Written exercise: Write the lines out exactly as they stand, from the one containing "Reproduce this chart with Plotly.js." through the one containing "for (let y = 1975;", and only those. Omit pictures.

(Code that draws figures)
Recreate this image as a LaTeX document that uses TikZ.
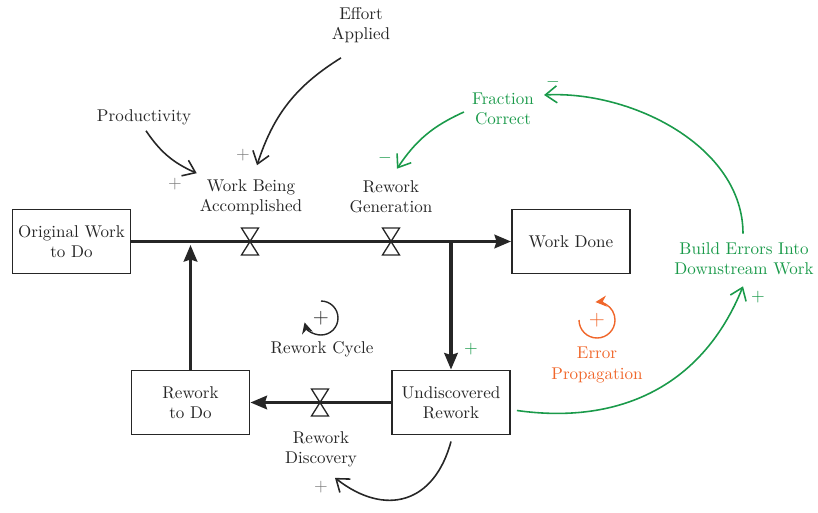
\documentclass[tikz,border=0pt]{standalone}
\usetikzlibrary{arrows.meta,calc}
\definecolor{ink}{HTML}{262626}
\definecolor{loopgreen}{HTML}{1A9A4A}
\definecolor{errorange}{HTML}{F0662A}
\definecolor{signgray}{HTML}{7A7A7A}

\begin{document}
\begin{tikzpicture}[x=0.02cm,y=0.02cm,
  txt/.style={font=\fontsize{9.7}{11.5}\selectfont, align=center, text=ink, inner sep=1pt},
  stock/.style={txt, draw=ink, line width=1.1pt, minimum width=2.36cm, minimum height=1.28cm},
  pipe/.style={draw=ink, line width=1.8pt, -{Stealth[length=3.3mm,width=2.7mm,inset=0.4mm]}},
  valveline/.style={draw=ink, line width=0.75pt, line join=miter},
  valve/.pic={\draw[valveline] (-8.5,13.5) -- (8.5,13.5) -- (-8.5,-13.5) -- (8.5,-13.5) -- cycle;},
  link/.style={draw=ink, line width=0.9pt, -{Straight Barb[length=2.3mm,width=3.4mm]}},
  glink/.style={link, draw=loopgreen},
  sign/.style={txt, text=signgray},
  gsign/.style={txt, text=loopgreen},
  loopline/.style={line width=0.8pt, -{Stealth[length=2.2mm,width=2.2mm]}}
]
\useasboundingbox (0,0) rectangle (818,512);

% stocks
\node[stock] (ow)  at (71.5,270.5) {Original Work\\to Do};
\node[stock] (wd)  at (571,270.5)  {Work Done};
\node[stock] (rtd) at (190.5,109.5) {Rework\\to Do};
\node[stock] (ur)  at (451,109.5)  {Undiscovered\\Rework};

% flow junctions and valves
\coordinate (v1) at (250,270.5);
\coordinate (v2) at (391,270.5);
\coordinate (v3) at (320,109.5);
\coordinate (split) at (451,270.5);
\coordinate (join) at (190.5,267);

% pipes
\draw[pipe] (ow.east) -- (wd.west);
\draw[pipe] (split) -- (ur.north);
\draw[pipe] (ur.west) -- (rtd.east);
\draw[pipe] (rtd.north) -- (join);
\pic at (v1) {valve};
\pic at (v2) {valve};
\pic at (v3) {valve};

% flow and auxiliary labels
\node[txt] (wba)   at (251,315) {Work Being\\Accomplished};
\node[txt] (rg)    at (391,315) {Rework\\Generation};
\node[txt] (rdisc) at (321,63)  {Rework\\Discovery};
\node[txt] (eff)   at (361,487) {Effort\\Applied};
\node[txt] (prod)  at (144,395) {Productivity};
\node[txt, text=loopgreen] (fc) at (503,403) {Fraction\\Correct};
\node[txt, text=loopgreen] (be) at (744,253) {Build Errors Into\\Downstream Work};

% causal links
\draw[link] ($(eff.south)+(-20,-13)$) to[bend right=20] ($(wba.north)+(6,12)$);
\draw[link] ($(prod.south)+(2,-4)$) to[bend right=16] ($(wba.north west)+(-1,4)$);
\draw[link] ($(ur.south)+(0,-6)$) to[out=255, in=-38, looseness=1.35] ($(rdisc.south)+(14,-9)$);
\draw[glink] ($(fc.west)+(-6,-3)$) to[bend right=16] ($(rg.north)+(6,10)$);
\draw[glink] ($(be.north)+(-1,7)$) to[out=90, in=3, looseness=0.92] ($(fc.east)+(8,14)$);
\draw[glink] ($(ur.east)+(6,-8)$) to[out=-8, in=-112, looseness=1.05] ($(be.south)+(-1,-9)$);

% polarities
\node[sign]  (s1) at (243,357) {$+$};
\node[sign]  (s2) at (175,328) {$+$};
\node[sign]  (s3) at (321,25)  {$+$};
\node[gsign] (s4) at (385,354) {$-$};
\node[gsign] (s5) at (553,430) {$-$};
\node[gsign] (s6) at (758,215) {$+$};
\node[gsign] (s7) at (471,163) {$+$};

% feedback loops
\node[txt] (rcsign) at (321,194) {\large$+$};
\node[txt] (rcyc) at (322,163) {Rework Cycle};
\draw[loopline, draw=ink] ([shift={(90:17)}]rcsign.center) arc[start angle=90, end angle=-165, radius=17];

\node[txt, text=errorange] (epsign) at (597,192) {\large$+$};
\node[txt, text=errorange] (eprop) at (597,147) {Error\\Propagation};
\draw[loopline, draw=errorange] ([shift={(180:18)}]epsign.center) arc[start angle=180, end angle=455, radius=18];
\end{tikzpicture}
\end{document}
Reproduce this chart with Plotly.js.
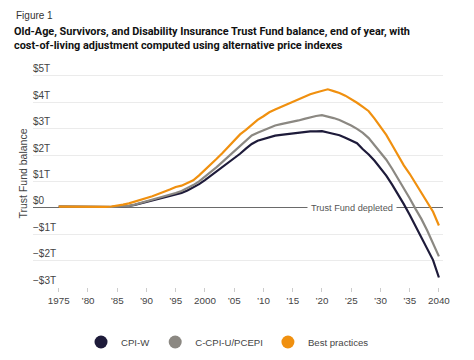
<!DOCTYPE html>
<html>
<head>
<meta charset="utf-8">
<script src="https://cdn.plot.ly/plotly-3.0.1.min.js"></script>
<style>
  html, body { margin: 0; padding: 0; background: #ffffff; }
  #chart { width: 474px; height: 360px; }
</style>
</head>
<body>
<div id="chart"></div>
<script>
// ---- data (trillions of dollars, end of year) ----
const years = [];
for (let y = 1975; y <= 2040; y++) years.push(y);

const cpiW = [
  0.044, 0.041, 0.036, 0.032, 0.030, 0.026, 0.022, 0.025, 0.024, 0.031,
  0.042, 0.047, 0.068, 0.109, 0.163, 0.225, 0.280, 0.331, 0.378, 0.436,
  0.496, 0.567, 0.655, 0.763, 0.896, 1.049, 1.213, 1.378, 1.531, 1.687,
  1.859, 2.048, 2.239, 2.419, 2.540, 2.609, 2.678, 2.732, 2.764, 2.790,
  2.813, 2.848, 2.892, 2.895, 2.897, 2.908, 2.852, 2.800, 2.750, 2.650,
  2.550, 2.450, 2.220, 2.020, 1.780, 1.500, 1.220, 0.880, 0.520, 0.140,
  -0.260, -0.700, -1.120, -1.550, -1.980, -2.640
];

const cCpiU = [
  0.044, 0.041, 0.036, 0.032, 0.030, 0.026, 0.022, 0.025, 0.025, 0.033,
  0.045, 0.052, 0.075, 0.120, 0.180, 0.240, 0.300, 0.360, 0.420, 0.480,
  0.560, 0.640, 0.740, 0.860, 1.000, 1.170, 1.350, 1.540, 1.740, 1.940,
  2.150, 2.360, 2.560, 2.740, 2.840, 2.940, 3.040, 3.120, 3.170, 3.210,
  3.250, 3.310, 3.370, 3.430, 3.480, 3.510, 3.460, 3.400, 3.330, 3.240,
  3.120, 2.990, 2.840, 2.640, 2.380, 2.120, 1.820, 1.480, 1.120, 0.750,
  0.360, -0.040, -0.420, -0.860, -1.330, -1.840
];

const bestPractices = [
  0.044, 0.041, 0.036, 0.032, 0.030, 0.026, 0.023, 0.027, 0.032, 0.050,
  0.075, 0.120, 0.170, 0.230, 0.300, 0.360, 0.440, 0.520, 0.600, 0.690,
  0.790, 0.840, 0.940, 1.040, 1.230, 1.430, 1.640, 1.860, 2.080, 2.320,
  2.560, 2.780, 2.950, 3.150, 3.330, 3.470, 3.620, 3.720, 3.820, 3.920,
  4.020, 4.120, 4.210, 4.300, 4.370, 4.430, 4.490, 4.420, 4.350, 4.250,
  4.130, 3.980, 3.820, 3.660, 3.380, 3.060, 2.760, 2.380, 1.980, 1.610,
  1.290, 0.920, 0.560, 0.200, -0.150, -0.670
];

const seriesNames = ["CPI-W", "C-CPI-U/PCEPI", "Best practices"];
const seriesColors = ["#1e1b3a", "#8b8882", "#f0900f"];
const seriesValues = [cpiW, cCpiU, bestPractices];

const xTickVals = [1975, 1980, 1985, 1990, 1995, 2000, 2005, 2010, 2015, 2020, 2025, 2030, 2035, 2040];
const xTickText = ["1975", "’80", "’85", "’90", "’95", "2000", "’05", "’10", "’15", "’20", "’25", "’30", "’35", "2040"];
const yTickVals = [-3, -2, -1, 0, 1, 2, 3, 4, 5];
const yTickText = ["−$3T", "−$2T", "−$1T", "$0", "$1T", "$2T", "$3T", "$4T", "$5T"];

const figureLabel = "Figure 1";
const chartTitle = "Old-Age, Survivors, and Disability Insurance Trust Fund balance, end of year, with<br>cost-of-living adjustment computed using alternative price indexes";
const yTitle = "Trust Fund balance";
const depletedLabel = "Trust Fund depleted";

const FONT = "Liberation Sans, Arial, sans-serif";
const X_RANGE = [1970.6, 2040.7];
const Y_RANGE = [-3, 5.6];

const traces = [];
seriesValues.forEach((vals, i) => {
  traces.push({
    x: years, y: vals, type: "scatter", mode: "lines",
    line: { color: seriesColors[i], width: 2.2 },
    showlegend: false, hoverinfo: "skip"
  });
});
seriesValues.forEach((vals, i) => {
  traces.push({
    x: [null], y: [null], type: "scatter", mode: "markers",
    name: seriesNames[i],
    marker: { color: seriesColors[i], size: 13, symbol: "circle" },
    showlegend: true
  });
});
// empty trace so the label-only subplot (x2/y2) is drawn
traces.push({
  x: [null], y: [null], type: "scatter", mode: "markers",
  xaxis: "x2", yaxis: "y2", showlegend: false, hoverinfo: "skip"
});

const layout = {
  width: 474, height: 360,
  margin: { l: 33, r: 31, t: 60, b: 73 },
  paper_bgcolor: "#ffffff", plot_bgcolor: "rgba(0,0,0,0)",
  font: { family: FONT, size: 10, color: "#444" },
  title: {
    text: chartTitle,
    x: 14 / 474, xref: "container", xanchor: "left",
    y: 1 - 35 / 360, yref: "container", yanchor: "top",
    font: { family: "Roboto, Liberation Sans, sans-serif", size: 10.9, color: "#111", weight: "bold" }
  },
  xaxis: {
    range: X_RANGE,
    tickmode: "array", tickvals: xTickVals, ticktext: xTickText,
    showgrid: false, zeroline: false, showline: false,
    ticks: "outside", ticklen: 4, tickcolor: "#cccccc",
    tickfont: { family: FONT, size: 9.8, color: "#444" },
    fixedrange: true
  },
  yaxis: {
    range: Y_RANGE,
    tickmode: "array", tickvals: yTickVals,
    showticklabels: false,
    showgrid: true, gridcolor: "#ebebeb", gridwidth: 1,
    zeroline: true, zerolinecolor: "#6a6a6a", zerolinewidth: 1,
    showline: false, ticks: "",
    title: { text: yTitle, standoff: 2, font: { family: FONT, size: 10.5, color: "#444" } },
    automargin: false,
    fixedrange: true
  },
  // label-only axes for the inside y tick labels
  xaxis2: {
    range: X_RANGE, anchor: "y2", overlaying: "x", visible: false, fixedrange: true
  },
  yaxis2: {
    range: Y_RANGE, anchor: "x2", overlaying: "y",
    tickmode: "array", tickvals: yTickVals, ticktext: yTickText,
    ticklabelposition: "inside top", ticklabelstandoff: -3,
    showgrid: false, zeroline: false, showline: false, ticks: "",
    tickfont: { family: FONT, size: 10, color: "#444" },
    automargin: false, fixedrange: true
  },
  legend: {
    orientation: "h", x: 0.48, xanchor: "center", xref: "container",
    y: 1 - 342 / 360, yref: "container", yanchor: "middle",
    font: { family: FONT, size: 9.6, color: "#444" },
    itemclick: false, itemdoubleclick: false
  },
  annotations: [
    {
      text: figureLabel, xref: "paper", yref: "paper",
      x: 0, y: (287 - 15) / 227, xanchor: "left", yanchor: "middle",
      showarrow: false, font: { family: FONT, size: 10, color: "#333" },
      xshift: -19
    },
    {
      text: depletedLabel, xref: "x", yref: "y", x: 2025.1, y: 0,
      showarrow: false, bgcolor: "#ffffff", borderpad: 3,
      font: { family: FONT, size: 9.2, color: "#555" }
    }
  ],
  showlegend: true
};

Plotly.newPlot("chart", traces, layout, { displayModeBar: false, staticPlot: true });
</script>
</body>
</html>
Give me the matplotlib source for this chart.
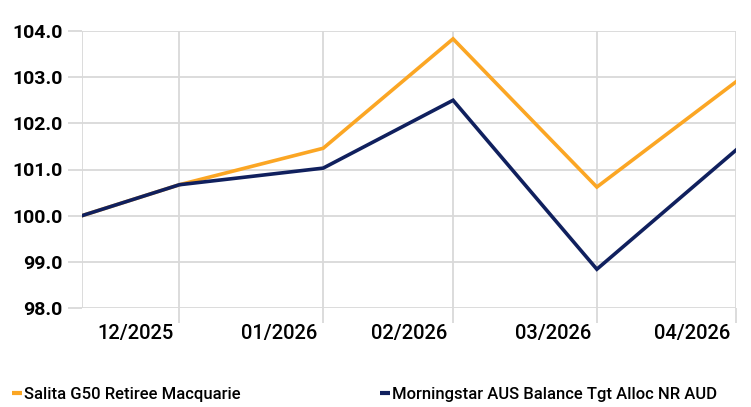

Solution for this task:
Reproduce this chart with Plotly.js.
<!DOCTYPE html>
<html>
<head>
<meta charset="utf-8">
<script src="https://cdn.plot.ly/plotly-3.0.1.min.js"></script>
<style>
  html, body { margin: 0; padding: 0; background: #ffffff; }
  #chart { width: 474px; height: 360px; }
</style>
</head>
<body>
<div id="chart"></div>
<script>
// ---- data (trillions of dollars, end of year) ----
const years = [];
for (let y = 1975; y <= 2040; y++) years.push(y);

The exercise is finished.